Originally Posted by
NoKi1119
It is a nice idea, but is simply difficult/almost impossible to implement into the game.
When we make 3D items, we need to scale and position them in the 3D program itself.
If the devs find a way to make it possible to move them in-game, overwrite the existing .obj file in the custom folder in the same time and then upload it to the torishop so everyone can download that .obj while being in-game to see your tori with that edited version of the 3D item...it would have a few problems.
One of them being that the fact that we cannot overwrite the original 3D item itself, there would be way too many "edited versions" that are "created" with each having unique coordinates/rotation values, resulting in WAY too many items in the tori shop.

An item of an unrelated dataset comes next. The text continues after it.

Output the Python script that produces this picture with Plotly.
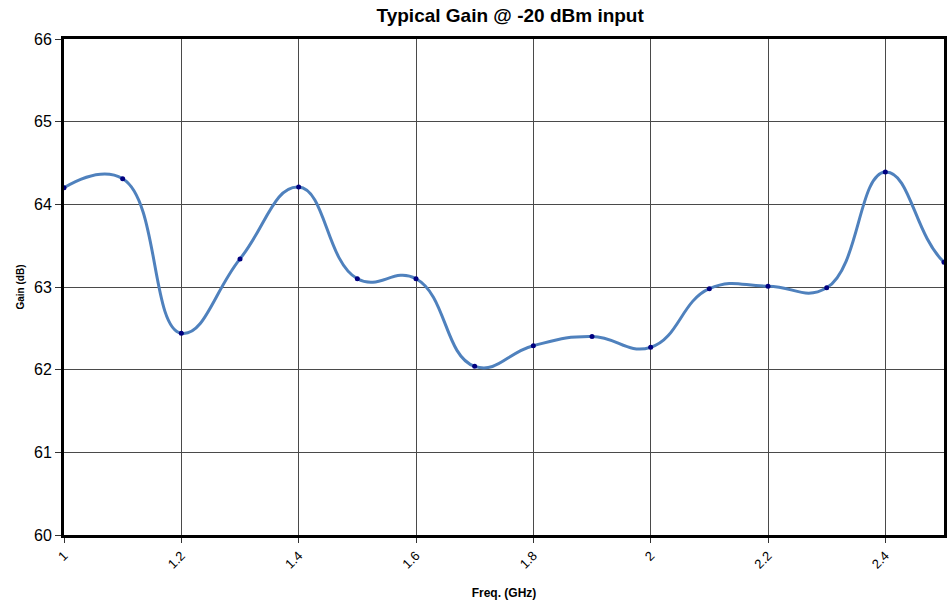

In a nutshell, the torishop will be FLOODED with copies and copies of hidden .obj files/3D items with different names and IDs, which is not really good.
Until the devs find a way to do this without using the torishop or so, I will have to say that I am not supporting this for now.
I see what you're saying, to an extent, but I'm pretty sure that simple translation of a complete model is among the simplest 3D transforms. It'd require adding a little bit more to the rendering code, but essentially having an ingame option that it gets shifted 0.02 units up before any rotation seems like it'd be simple enough to implement.
This data could be stored in any number of formats, but we'd definitely not store it baked into a final .obj. That is just asking for trouble.
Unless the render and object code is completely spaghetti, this actually seems like it would be relatively reasonable to implement. I can't imagine there's many reasons why scaling and positioning shouldn't be possible to implement in game.
But no, you'd never store this data by baking it into the .obj, that'd be miserable.
The actual data required would be something like...
<number of objects affected>, could be stored as 1 byte.
<number of transformations on object X>, could be stored as 1 byte.
<transformation type>, could be stored as 1 byte for (0-255) options.
<xval>, float (4 bytes), x position for translation, x factor for scaling, rotation about the x axis stored in some format for rotation.
<yval>, float (4 bytes), same as x but for y.
<zval>, float (4 bytes), same as x but for z.
Set up customization options so that the maximum number of transformations per obj is fixed. The number of objects is always fixed.
5 objects, 5 transformations each, gets you 306 bytes of data that would need to be transferred in addition to the original .obj files and everything.
306 bytes of data, per player, shouldn't be an issue. This post is longer than 306 bytes by a fair margin.
We already have items that can accept text fields (collector's cards). Assuming said system can accept arbitrary text values and it can accept 712 bytes worth of text, then we can even store this in hexadecimal in a text field in the database attached to the 3d object. If that text field is already being used to name the .obj file, add a delimiter and add it on and we still end up not needing to even change the database.
This is possible, if the game can be coerced into doing arbitrary transformations in the order provided on an object per player.
e: Though if someone does use float, make sure it's consistent across OSes, and if it is being stored in that really minimalistic fasihon please provide a nice dandy customization editor in the Torishop, or better yet, in-game and synchronized with the ToriShop.
Last edited by suomynona; Aug 1, 2015 at 07:13 AM.